SPC and the Smart Factory, Part Two
Quality’s continuing conversation with Jason Chester, Director of Global Channel Programs for InfinityQS, on SPC and the smart factory. This is part two of the three-part series of our conversation.
Quality: What would you say of the statement that one terabyte of data is currently being created daily by the average factory but 99 percent of that data is not being used/analyzed by manufacturers?
Did you miss part I of SPC and the Smart Factory? No problem! Click here!
Chester: What is the difference between one TB of data, of which 99% is unused, versus 1 GB of data, of which 99% is used? It is not the volume of data collected or the percentage of it that is utilized that determines value. For example, take an ambient temperature and humidity sensor, which could be configured to capture and record a stream of two data values every millisecond. Along with metadata such as sensor ID, location, and a date/time stamp, that single sensor could be creating up to hundreds of megabytes of data per day. But 99% of that data would not be valuable because the ambient temperature and humidity in a facility will vary over much slower physical time scales. Creating a statistical summary of that data every five minutes, for example, would create significantly less data, but would provide much more valuable insight, especially if the temperature and humidity of the production facility have a causal impact on the manufacturing process. If the ambient temperature and humidity had no causal effect on the production process, then perhaps none of the data collected is valuable.
Just because we “can” collect the data, does not mean that we “should” collect the data.

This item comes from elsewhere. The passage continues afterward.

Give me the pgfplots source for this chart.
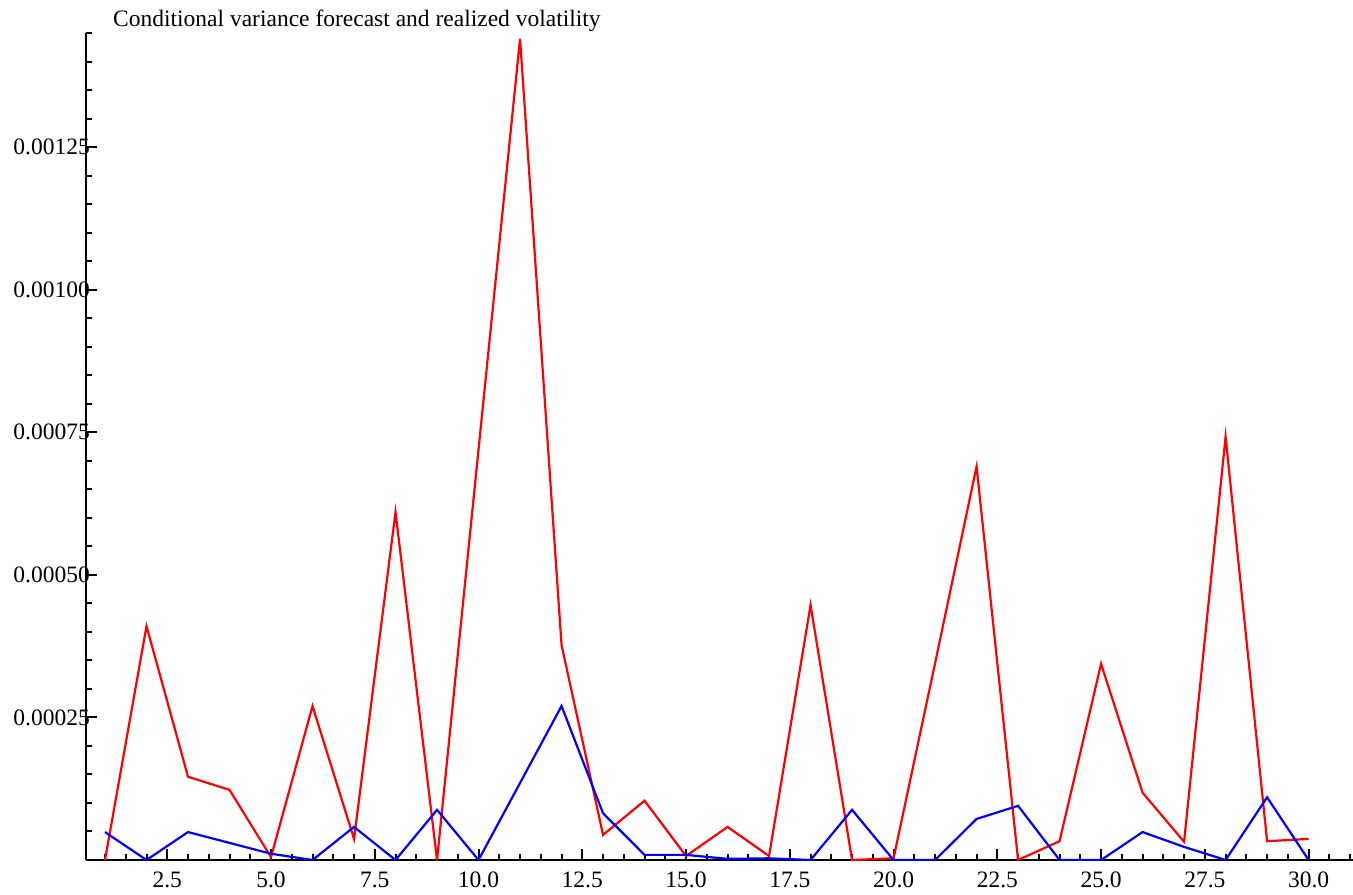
\documentclass[border=0pt]{standalone}
\usepackage{fontspec}
\setmainfont{Liberation Serif}
\usepackage{pgfplots}
\pgfplotsset{compat=1.18}
\begin{document}
\begin{tikzpicture}
\fontsize{23.5}{27}\selectfont
\begin{axis}[
    scale only axis,
    width=1267pt, height=827pt,
    xmin=0.542, xmax=31.07,
    ymin=0, ymax=0.00145,
    axis lines=left,
    axis line style={line width=2.6pt, -},
    tick align=inside,
    major tick length=11pt,
    minor tick length=6pt,
    tick style={line width=2pt, black},
    xtick={2.5,5,7.5,10,12.5,15,17.5,20,22.5,25,27.5,30},
    minor xtick={1,1.5,2,3,3.5,4,4.5,5.5,6,6.5,7,8,8.5,9,9.5,10.5,11,11.5,12,13,13.5,14,14.5,15.5,16,16.5,17,18,18.5,19,19.5,20.5,21,21.5,22,23,23.5,24,24.5,25.5,26,26.5,27,28,28.5,29,29.5,30.5,31},
    ytick={0.00025,0.0005,0.00075,0.001,0.00125},
    minor ytick={0.00005,0.0001,0.00015,0.0002,0.0003,0.00035,0.0004,0.00045,0.00055,0.0006,0.00065,0.0007,0.0008,0.00085,0.0009,0.00095,0.00105,0.0011,0.00115,0.0012,0.0013,0.00135,0.0014,0.00145},
    scaled y ticks=false,
    /pgf/number format/assume math mode=true,
    xticklabel style={yshift=-4pt, /pgf/number format/.cd, fixed, fixed zerofill, precision=1},
    yticklabel style={anchor=east, inner sep=0pt, xshift=4pt,
        /pgf/number format/.cd, fixed, fixed zerofill, precision=5},
    every axis plot/.append style={line width=2.2pt, no markers},
]
% realized volatility
\addplot[color=red] coordinates {
    (1,0) (2,0.00041) (3,0.000146) (4,0.000123) (5,0.000005)
    (6,0.00027) (7,0.000037) (8,0.00061) (9,0) (10,0.00072)
    (11,0.00144) (12,0.000377) (13,0.000044) (14,0.000104) (15,0.000007)
    (16,0.000058) (17,0.000007) (18,0.000447) (19,0) (20,0.000003)
    (21,0.000345) (22,0.00069) (23,0) (24,0.000033) (25,0.000344)
    (26,0.000118) (27,0.000032) (28,0.000742) (29,0.000033) (30,0.000037)
};
% conditional variance forecast
\addplot[color=blue] coordinates {
    (1,0.000049) (2,0) (3,0.000049) (4,0.00003) (5,0.000011)
    (6,0) (7,0.000058) (8,0) (9,0.000088) (10,0)
    (11,0.000135) (12,0.00027) (13,0.000082) (14,0.000009) (15,0.000009)
    (16,0.000002) (17,0.000003) (18,0) (19,0.000088) (20,0)
    (21,0) (22,0.000072) (23,0.000095) (24,0) (25,0)
    (26,0.000049) (27,0.000023) (28,0) (29,0.00011) (30,0)
};
\end{axis}
\node[anchor=base west, inner sep=0pt] at ([shift={(27pt,6pt)}]current axis.north west)
    {Conditional variance forecast and realized volatility};
\pgfresetboundingbox
\path[use as bounding box] ([shift={(-86pt,-34pt)}]current axis.south west)
    rectangle ([shift={(0pt,33pt)}]current axis.north east);
\end{tikzpicture}
\end{document}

Given the low cost of sensors and the fact that most modern equipment is able to collect data across a myriad of parameters, it is tempting to feel that we need to utilize all of that data. The era of big data leads us to believe that data is king and the more we collect the better we will be. But collecting bad/useless data is worse than not collecting the data at all.
All data incur a cost to the organization, which is often grossly underestimated—there is the cost of the physical sensor or equipment used to capture the data at their source, the transport (or transmitting) of the data from the sensor to a storage solution, the computing power to perform calculations on the data, the cost of long-term storage and backups, the management and maintenance of all of those systems, and so on. The individual cost associated with a single-sensor data stream may seem negligible enough to not be concerned with it. But even with the low-cost sensors, networking, storage, and compute time available today (especially in the cloud), that cost can be significant when multiplied by the potential for a facility to have thousands, or hundreds of thousands, of sensors and associated data streams. There is also a significant cost impact from a workforce perspective, where data fatigue can drain effective decision-making and thus impact performance and productivity.
Therefore, an organization should not be obsessed with either the volume of data they can or do collect, or the rate of utilization. Instead, organizations should approach data as a strategic operational asset, build up an inventory of data assets, assess their relative value and applicability to the organizations’ objectives, and work out if, how, and where that data can be used to minimize cost, maximize value, and mitigate risk. As part of the data-intelligence transformation process, data cleansing and transformation may mean that some data originally captured is deliberately underutilized—bringing down this hypothetical rate—which is why aiming for 100% utilization of collected data is folly.
Quality: If it is said that some manufacturing sites run as many as 150 software apps, how does it make that data accessible and actionable?
Chester: Gone are the days when the use of single, monolithic applications to run entire business operations was a desirable (if even achievable) goal. Instead, manufacturing organizations are increasingly recognizing that deploying an integrated portfolio of best-of-breed applications and solutions is the only achievable approach to delivering effective business outcomes. However, the downside side of that is it can lead to a proliferation of applications with many overlapping or duplicate capabilities and the creation of duplicate data and non-standardized data silos that hinder the organization’s objectives. And many manufacturers do not even know what applications are being used, and where—especially when departments, sites, regions, or divisions have the autonomy to deploy applications at will without alignment to any corporate objective. The long-term risks of this can be severe. Such proliferation of applications can also be a significant impediment to a digital transformation strategy. In such cases, those manufacturers first need to embark on a process of discovery, audit, and rationalization before any such projects can even begin.
Just like the treatment of data discussed above, an organization’s application portfolio should be carefully considered as an operational asset. They should also not “put the cart before the horse” and derive an operational strategy from the existing application portfolio. Instead, they should build an application and data architecture that provides the capabilities required to support their strategic operational objectives, whether that be digital transformation, Industry 4.0, smart factories, or any other objective. Once those capabilities are identified, they can then approach the market to identify the solutions and applications whose functionalities best match those required capabilities. The number of applications deployed is relatively subjective, with the number of discreet applications being a function of that process. It may be 10, 50, or 100, but the number matters less than the provision of the required capabilities. Just because an incumbent ERP solution may have a quality module, or that an MES solution may have an SPC module, does not mean that the quality or process control objectives should be shoe-horned into fitting those modules’ capabilities simply to keep the application numbers down. If more capable best-of-breed quality management or SPC solutions are available that provide a much stronger fit to the required capabilities, then they should be seriously considered as part of the application architecture.